Mesoscale eddy plays an important role in physical and biochemical processes in the upper ocean, it could redistribute seawater masses, heat, and biogeochemical properties. The region of the Subtropical Countercurrent (STCC) within the northwestern subtropical Pacific Ocean (NWSTP) is characterized by an abundance of mesoscale eddies caused by baroclinic instability. The NWSTP serves a good place for studying variations of dissolved oxygen (DO) concentration and temperature induced by eddies. Observed by two metocean moored buoys deployed in the NWSTP, there was one cyclonic eddy (CE) and one anti-cyclonic eddy (ACE) during the summer of 2018 to 2020. Time series dataset of hydrography, DO concentration and chlorophyll-a in the upper subsurface layer provided precious in-situ observations, which helps us better understand physical dynamics under the influence of eddies and improve numerical model forecasts. The results of analysis showed that there was a significant difference between two types of eddies in the upper layer ocean. During the CE period, DO concentration and temperature had significant fluctuations up to 30 μM and 5 ℃, respectively, at depth of 50 meter. In response to diurnal and semi-diurnal tidal processes, their variations gradually decreased toward deep ocean; whereas their amplitude narrowed to 5 μM and 1 ℃, respectively, during the ACE period. During the non-eddy period, there was a small amplitude of fluctuations in the tidal bands except at 150 meter.
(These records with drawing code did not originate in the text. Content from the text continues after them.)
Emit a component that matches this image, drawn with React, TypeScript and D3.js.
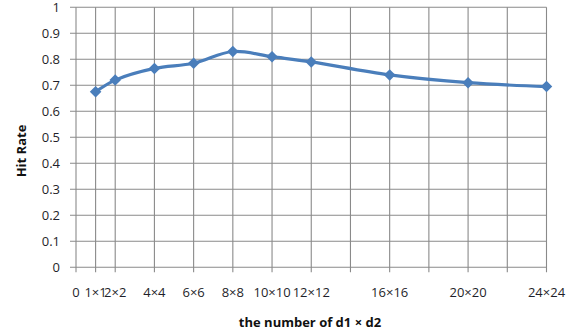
import React from "react";
import * as d3 from "d3";

const xValues = [1, 2, 4, 6, 8, 10, 12, 16, 20, 24];
const hitRate = [0.675, 0.72, 0.765, 0.785, 0.83, 0.81, 0.79, 0.74, 0.71, 0.695];
const gridXs = [0, 1, 2, 4, 6, 8, 10, 12, 14, 16, 18, 20, 22, 24];
const xTickLabels: [number, string][] = [
  [0, "0"], [1, "1×1"], [2, "2×2"], [4, "4×4"], [6, "6×6"], [8, "8×8"],
  [10, "10×10"], [12, "12×12"], [16, "16×16"], [20, "20×20"], [24, "24×24"],
];
const yTicks = [0, 0.1, 0.2, 0.3, 0.4, 0.5, 0.6, 0.7, 0.8, 0.9, 1];

export default function App() {
  const W = 584, H = 334;
  const x = d3.scaleLinear().domain([0, 24]).range([76, 546.5]);
  const y = d3.scaleLinear().domain([0, 1]).range([267.3, 7.3]);
  const line = d3.line<number>()
    .x((_, i) => x(xValues[i]))
    .y((d) => y(d))
    .curve(d3.curveCatmullRom.alpha(0.5));
  const font = "'Open Sans', sans-serif";
  const grid = "#8a8a8a";
  const txt = "#1f1f2a";
  const diamond = d3.symbol().type(d3.symbolDiamond2).size(85)();
  return (
    <svg width={W} height={H} style={{ position: "absolute", left: 0, top: 0 }}>
      <rect width={W} height={H} fill="#fff" />
      {yTicks.map((t) => (
        <line key={"h" + t} x1={x(0) - 6} x2={x(24)} y1={y(t)} y2={y(t)} stroke={grid} strokeWidth={1.1} />
      ))}
      {gridXs.map((g) => (
        <line key={"v" + g} x1={x(g)} x2={x(g)} y1={y(1)} y2={y(0) + 5} stroke={grid} strokeWidth={1.1} />
      ))}
      {yTicks.map((t) => (
        <text key={"yt" + t} x={60} y={y(t)} dy="0.35em" textAnchor="end" fontFamily={font} fontSize={13} fill={txt}>
          {d3.format("")(t)}
        </text>
      ))}
      {xTickLabels.map(([v, s]) => (
        <text key={"xt" + v} x={x(v)} y={292} dy="0.35em" textAnchor="middle" fontFamily={font} fontSize={13} fill={txt}>
          {s}
        </text>
      ))}
      <path d={line(hitRate) || ""} fill="none" stroke="#4a7ebb" strokeWidth={3.2} />
      {hitRate.map((v, i) => (
        <path key={"m" + i} d={diamond || ""} transform={`translate(${x(xValues[i])},${y(v)})`} fill="#4a7ebb" />
      ))}
      <text x={310} y={322} dy="0.35em" textAnchor="middle" fontFamily={font} fontSize={13} fontWeight="bold" fill="#111">
        the number of d1 × d2
      </text>
      <text transform={`translate(21,151) rotate(-90)`} dy="0.35em" textAnchor="middle" fontFamily={font} fontSize={13} fontWeight="bold" fill="#111">
        Hit Rate
      </text>
    </svg>
  );
}
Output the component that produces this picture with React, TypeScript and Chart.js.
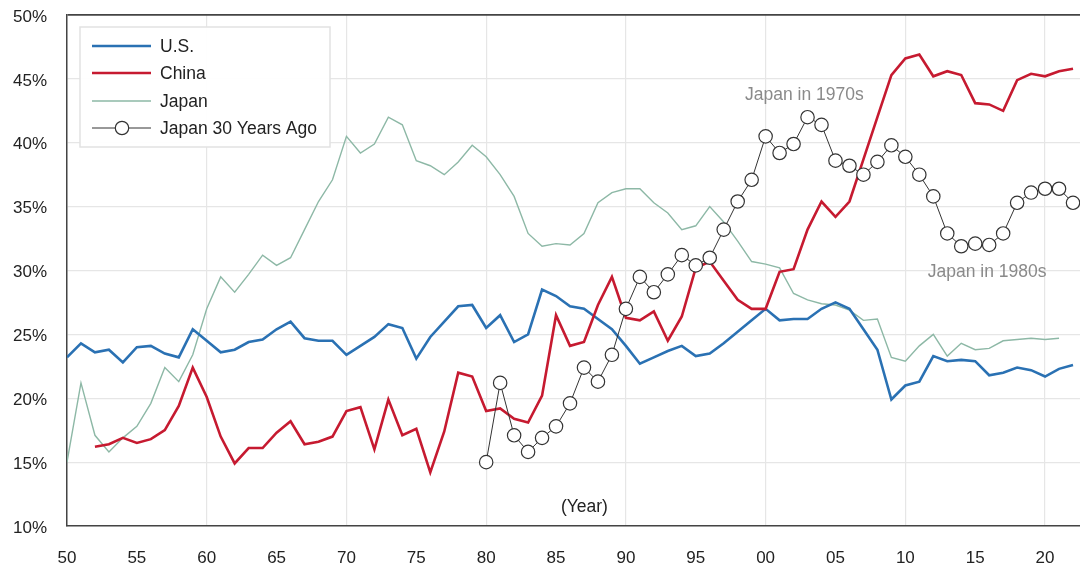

The phenomenon could be associated with modulated thermal structure under the influence of CE and ACE through upwelling and downwelling, respectively. This led to changes in the vertical structure of the internal tide amplitude and concentration gradient. The combination of these two factors consequently resulted in different amplitude of fluctuations in DO concentration and temperature during two types of eddies passing through. These results will be presented herein in detail.